John Magufuli, the no-frills President who declared war on waste
In another development, *the speaker of the Tanzanian parliament banned female lawmakers from wearing fake nails and eyelashes in parliament.*

"With the powers vested in me by the Constitution of the United Republic of Tanzania, I now ban all MPs with false eyelashes and false finger nails from stepping into Parliament," Job Ndugai said, a day after Magufuli's comments.

*The new rules also ban women MPs from wearing short dresses and jeans. Female visitors to parliament are also expected to adhere to the dress code.*


----------



## Transformer (Sep 11, 2018)

He needs to talk to China....opposite extremes.


----------



## Maracujá (Sep 11, 2018)

Leeda.the.Paladin said:


> * Magufuli, who has two children, said.
> *



Oh ok. 

Aside from this: many couples, worldwide, are indeed opting out of having too many children due to the cost of living. But I see so many parents being creative on YouTube, don't know who or what to believe at the end of the day.


----------



## ItsMeLilLucky (Sep 11, 2018)

What in the entire what?


----------



## Black Ambrosia (Sep 11, 2018)

What the what?


He’s encouraging them to have more kids when most people live on less than $2 a day 
He withholds education when girls get pregnant 
He only has 2 kids himself
He used his authority to ban female lawmakers from wearing fake eyelashes and nails


----------



## spacetygrss (Sep 11, 2018)

Black Ambrosia said:


> What the what?
> 
> 
> He’s encouraging them to have more kids when most people live on less than $2 a day
> ...



I have a serious problem with men, regardless of which country/religion they're from. Seriously. It's the same thing time-and-time again. Get in power. Use said powers to try to control/oppress women. Repeat.

Sigh.


----------



## Everything Zen (Sep 11, 2018)

Checks calendar for century, year...


----------



## Everything Zen (Sep 12, 2018)

I’ll admit sometimes progressives take things too far with “we are the world”, gender fluidity and even I’m not here for some of this trans culture issues but why are folks comfortable being out here saying this stuff and being Nazi sympathizers in 2018?!!


----------



## TCatt86 (Sep 14, 2018)

spacetygrss said:


> I have a serious problem with men, regardless of which country/religion they're from.

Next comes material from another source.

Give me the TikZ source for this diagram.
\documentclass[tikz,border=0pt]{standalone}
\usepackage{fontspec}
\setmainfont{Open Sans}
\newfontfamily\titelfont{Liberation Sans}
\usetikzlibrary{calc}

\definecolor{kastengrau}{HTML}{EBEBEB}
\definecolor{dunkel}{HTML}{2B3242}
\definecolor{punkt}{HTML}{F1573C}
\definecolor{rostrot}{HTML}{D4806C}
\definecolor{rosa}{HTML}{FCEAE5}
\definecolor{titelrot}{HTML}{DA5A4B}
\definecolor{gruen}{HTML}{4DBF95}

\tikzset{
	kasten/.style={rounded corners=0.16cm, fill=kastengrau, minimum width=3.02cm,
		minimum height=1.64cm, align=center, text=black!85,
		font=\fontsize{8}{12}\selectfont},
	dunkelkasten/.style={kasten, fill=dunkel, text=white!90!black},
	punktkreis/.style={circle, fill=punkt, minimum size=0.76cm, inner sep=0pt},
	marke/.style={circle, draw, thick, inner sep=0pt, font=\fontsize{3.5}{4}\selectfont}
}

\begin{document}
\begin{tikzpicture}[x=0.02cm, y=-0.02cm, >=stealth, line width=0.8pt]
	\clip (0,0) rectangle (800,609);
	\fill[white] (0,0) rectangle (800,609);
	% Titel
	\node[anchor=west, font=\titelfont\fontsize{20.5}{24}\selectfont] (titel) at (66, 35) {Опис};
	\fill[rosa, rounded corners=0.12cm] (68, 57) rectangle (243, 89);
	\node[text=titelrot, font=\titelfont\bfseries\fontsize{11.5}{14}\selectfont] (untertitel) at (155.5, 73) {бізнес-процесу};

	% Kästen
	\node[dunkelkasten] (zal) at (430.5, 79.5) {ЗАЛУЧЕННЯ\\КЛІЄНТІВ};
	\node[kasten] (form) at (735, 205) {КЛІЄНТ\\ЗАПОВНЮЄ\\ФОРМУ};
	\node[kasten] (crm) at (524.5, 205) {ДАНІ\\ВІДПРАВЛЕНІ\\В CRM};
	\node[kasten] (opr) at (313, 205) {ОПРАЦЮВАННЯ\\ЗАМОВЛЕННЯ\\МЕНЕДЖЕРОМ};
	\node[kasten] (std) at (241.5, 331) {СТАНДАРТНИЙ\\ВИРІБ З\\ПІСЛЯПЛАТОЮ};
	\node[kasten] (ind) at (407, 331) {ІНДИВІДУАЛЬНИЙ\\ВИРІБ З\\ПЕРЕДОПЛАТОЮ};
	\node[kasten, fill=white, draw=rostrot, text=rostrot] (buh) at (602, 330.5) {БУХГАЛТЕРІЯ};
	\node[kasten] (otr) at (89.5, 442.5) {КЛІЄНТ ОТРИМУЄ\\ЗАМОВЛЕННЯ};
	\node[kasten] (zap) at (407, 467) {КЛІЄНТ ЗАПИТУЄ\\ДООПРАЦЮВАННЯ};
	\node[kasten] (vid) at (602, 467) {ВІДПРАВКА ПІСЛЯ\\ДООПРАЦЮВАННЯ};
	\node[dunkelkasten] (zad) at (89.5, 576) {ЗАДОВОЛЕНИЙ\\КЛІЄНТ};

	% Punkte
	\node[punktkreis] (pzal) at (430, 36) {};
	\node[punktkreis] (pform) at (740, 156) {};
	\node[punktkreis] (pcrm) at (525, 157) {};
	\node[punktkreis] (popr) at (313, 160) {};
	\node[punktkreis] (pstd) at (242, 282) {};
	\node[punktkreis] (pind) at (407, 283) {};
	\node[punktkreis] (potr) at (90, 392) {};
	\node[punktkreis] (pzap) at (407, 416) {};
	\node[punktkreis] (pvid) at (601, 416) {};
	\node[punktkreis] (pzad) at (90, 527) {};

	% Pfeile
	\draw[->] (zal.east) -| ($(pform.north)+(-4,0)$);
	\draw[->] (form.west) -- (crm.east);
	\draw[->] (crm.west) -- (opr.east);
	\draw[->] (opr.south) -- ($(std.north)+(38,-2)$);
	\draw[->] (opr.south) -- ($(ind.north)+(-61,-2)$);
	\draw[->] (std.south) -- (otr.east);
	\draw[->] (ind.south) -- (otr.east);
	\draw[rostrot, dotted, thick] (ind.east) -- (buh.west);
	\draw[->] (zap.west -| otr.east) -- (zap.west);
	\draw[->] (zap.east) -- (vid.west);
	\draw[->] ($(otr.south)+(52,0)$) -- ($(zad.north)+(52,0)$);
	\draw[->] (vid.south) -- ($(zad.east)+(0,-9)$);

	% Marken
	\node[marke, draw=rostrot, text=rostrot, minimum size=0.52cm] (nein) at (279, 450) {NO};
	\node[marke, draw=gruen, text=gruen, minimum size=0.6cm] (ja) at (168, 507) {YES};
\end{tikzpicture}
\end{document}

Seriously. It's the same thing time-and-time again. Get in power. Use said powers to try to control/oppress women. Repeat.
> 
> Sigh.


This is why I'm never quite into the pro black movement but black men want to continued the subjugation of women. They just want to be the ones doing the oppressing. 

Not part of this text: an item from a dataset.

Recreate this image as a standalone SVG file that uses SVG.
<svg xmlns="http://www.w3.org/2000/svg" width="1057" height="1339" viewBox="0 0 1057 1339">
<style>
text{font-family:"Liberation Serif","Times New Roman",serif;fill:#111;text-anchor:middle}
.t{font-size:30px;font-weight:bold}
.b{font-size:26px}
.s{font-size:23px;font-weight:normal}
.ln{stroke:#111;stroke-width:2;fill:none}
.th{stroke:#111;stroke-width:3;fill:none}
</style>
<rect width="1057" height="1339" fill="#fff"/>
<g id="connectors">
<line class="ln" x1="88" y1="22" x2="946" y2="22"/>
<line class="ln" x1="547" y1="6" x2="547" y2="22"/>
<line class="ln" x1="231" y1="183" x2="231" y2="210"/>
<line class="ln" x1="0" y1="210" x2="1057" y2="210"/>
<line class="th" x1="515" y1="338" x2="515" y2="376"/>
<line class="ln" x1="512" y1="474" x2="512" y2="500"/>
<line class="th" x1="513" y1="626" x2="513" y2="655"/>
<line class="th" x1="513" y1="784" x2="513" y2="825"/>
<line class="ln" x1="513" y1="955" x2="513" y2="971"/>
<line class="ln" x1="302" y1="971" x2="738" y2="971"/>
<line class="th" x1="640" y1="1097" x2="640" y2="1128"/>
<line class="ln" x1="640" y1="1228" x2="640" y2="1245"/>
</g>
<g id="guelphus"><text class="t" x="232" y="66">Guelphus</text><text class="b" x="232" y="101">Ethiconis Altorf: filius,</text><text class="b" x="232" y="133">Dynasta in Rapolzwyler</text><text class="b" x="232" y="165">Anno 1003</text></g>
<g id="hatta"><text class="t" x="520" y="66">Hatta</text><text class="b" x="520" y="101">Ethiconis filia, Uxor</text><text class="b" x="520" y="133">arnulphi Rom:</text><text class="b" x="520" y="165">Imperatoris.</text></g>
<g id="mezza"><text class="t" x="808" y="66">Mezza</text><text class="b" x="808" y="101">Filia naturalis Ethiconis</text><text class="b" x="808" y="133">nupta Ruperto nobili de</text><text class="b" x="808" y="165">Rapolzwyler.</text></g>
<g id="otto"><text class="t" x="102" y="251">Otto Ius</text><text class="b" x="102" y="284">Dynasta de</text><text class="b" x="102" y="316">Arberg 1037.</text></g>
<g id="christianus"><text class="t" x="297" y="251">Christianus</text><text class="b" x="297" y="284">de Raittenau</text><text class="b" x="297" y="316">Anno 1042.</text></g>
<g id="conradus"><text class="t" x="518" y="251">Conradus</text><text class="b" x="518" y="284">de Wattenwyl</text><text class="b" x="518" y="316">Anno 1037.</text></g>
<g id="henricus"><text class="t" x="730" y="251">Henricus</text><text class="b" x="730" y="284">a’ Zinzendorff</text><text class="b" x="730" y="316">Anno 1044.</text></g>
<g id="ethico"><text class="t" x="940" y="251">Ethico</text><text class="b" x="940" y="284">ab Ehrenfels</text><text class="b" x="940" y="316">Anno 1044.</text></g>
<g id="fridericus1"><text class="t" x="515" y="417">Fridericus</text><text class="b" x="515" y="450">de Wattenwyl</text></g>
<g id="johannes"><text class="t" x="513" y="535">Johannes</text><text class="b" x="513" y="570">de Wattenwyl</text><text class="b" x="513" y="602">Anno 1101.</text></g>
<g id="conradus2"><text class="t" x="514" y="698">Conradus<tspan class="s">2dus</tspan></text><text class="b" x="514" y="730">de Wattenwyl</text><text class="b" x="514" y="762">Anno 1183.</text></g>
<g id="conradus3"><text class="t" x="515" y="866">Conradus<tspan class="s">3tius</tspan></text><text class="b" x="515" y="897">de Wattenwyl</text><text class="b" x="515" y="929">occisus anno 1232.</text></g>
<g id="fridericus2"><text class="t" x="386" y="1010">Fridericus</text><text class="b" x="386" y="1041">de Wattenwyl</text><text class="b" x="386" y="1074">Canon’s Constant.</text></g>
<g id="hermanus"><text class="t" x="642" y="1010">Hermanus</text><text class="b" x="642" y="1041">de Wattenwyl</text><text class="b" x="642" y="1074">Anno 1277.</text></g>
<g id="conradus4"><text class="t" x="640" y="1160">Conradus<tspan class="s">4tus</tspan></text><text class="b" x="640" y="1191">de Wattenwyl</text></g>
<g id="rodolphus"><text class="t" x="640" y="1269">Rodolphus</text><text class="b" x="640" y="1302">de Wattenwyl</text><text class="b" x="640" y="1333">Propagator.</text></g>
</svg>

Honestly I think men are awful in power and it may be time for women to rule.


----------



## Farida (Sep 15, 2018)

This is so disappointing. When he first came to office he was a refreshing African president. He was cleaning house and eliminating waste. 

But I guess at the end of the day many of these African men just can't help thinking of women in a certain way no matter what you say to them. Ugh.


----------



## Kanky (Sep 20, 2018)

I realize that declining birth rates are a problem in a lot of countries, but if you want people to have children then you make it possible to have a good quality of life while having a large family instead of encouraging women to struggle and people to starve. But of course he hates women, so that wouldn’t occur to him.  The GOP here is similar but they aren’t quite so rude about it.


----------



## nyeredzi (Oct 1, 2018)

Tanzania still has a high birth rate with population still growing a fast pace last time I checked, so what is he so pressed about, calling people lazy for family planning? lazy for planning for your future, now that's a new twist!


----------



## Rocky91 (Oct 11, 2018)

spacetygrss said:


> I have a serious problem with men, regardless of which country/religion they're from. Seriously. It's the same thing time-and-time again. Get in power. Use said powers to try to control/oppress women. Repeat.
> 
> Sigh.


Just trash, the entire lot of them.


----------